Fleeing Union troops attempted to cross the river, but came under heavy fire while trying to withdraw. Some were shot while trying to cross a dam, while others drowned in the river. The 118th Pennsylvania suffered additional losses from artillery friendly fire as it tried to withdraw. Union artillery prevented the Confederates from crossing the Potomac, and the fighting was over by mid-morning. A small detachment from Warren's brigade recrossed the river at about 16:00 to retrieve an abandoned cannon. Hill reported after the fighting that his men had killed 3,000 Union soldiers, but the true Union casualties of the fighting were 71 dead, 161 wounded, and 131 missing. The Confederates had 30 men killed and 161 wounded; most of Hill's losses were from artillery fire. The 118th Pennsylvania alone accounted for 269 of the Union losses. Union private Daniel W. Burke was awarded the Medal of Honor in 1892 for his actions at Shepherdstown.

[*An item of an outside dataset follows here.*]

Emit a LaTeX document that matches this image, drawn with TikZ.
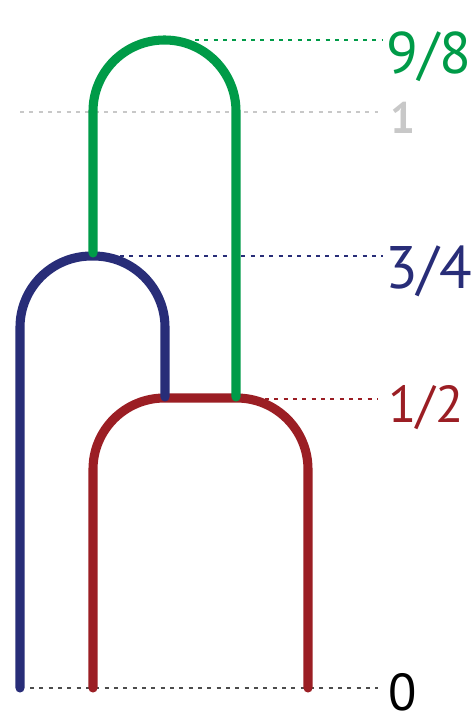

The Confederates lost one 10-pounder Parrott rifle from Victor Maurin's Louisiana Battery, one 12-pounder howitzer from John Milledge's Georgia Battery, one 12-pounder howitzer from Marmaduke Johnson's Virginia Battery, and one 6-pounder field gun from Charles T. Huckstep's Virginia Battery.

==Aftermath==
Pendleton was widely criticized within the Confederate press and within Lee's army after the battle. The Confederate army withdrew into the Shenandoah Valley after the battle, and McClellan did not pursue. Due to his lack of aggression in pursuing the retreating Confederates, McClellan was relieved from command on November 5. The President of the United States, Abraham Lincoln, issued the Emancipation Proclamation after the repulse of the Confederate invasion of Maryland. The Emancipation Proclamation underscored the key role that slavery played in the war, and between it and the fighting at Antietam, Confederate hopes of foreign intervention ended. Antietam had represented a major turning point in the war.

==Preservation==
The American Battlefield Trust and its partners have saved 743.7 acres of battlefield land at the Shepherdstown Battlefield in 13 transactions from 2004 through 2022. In November 2022, the National Park Service announced that it had awarded a $1.9 million grant through its American Battlefield Protection Program (ABPP) to fund the preservation of 200 acres at the battlefield, including the 121-acre Far Away Farm acquired by the Trust and its partners that same month.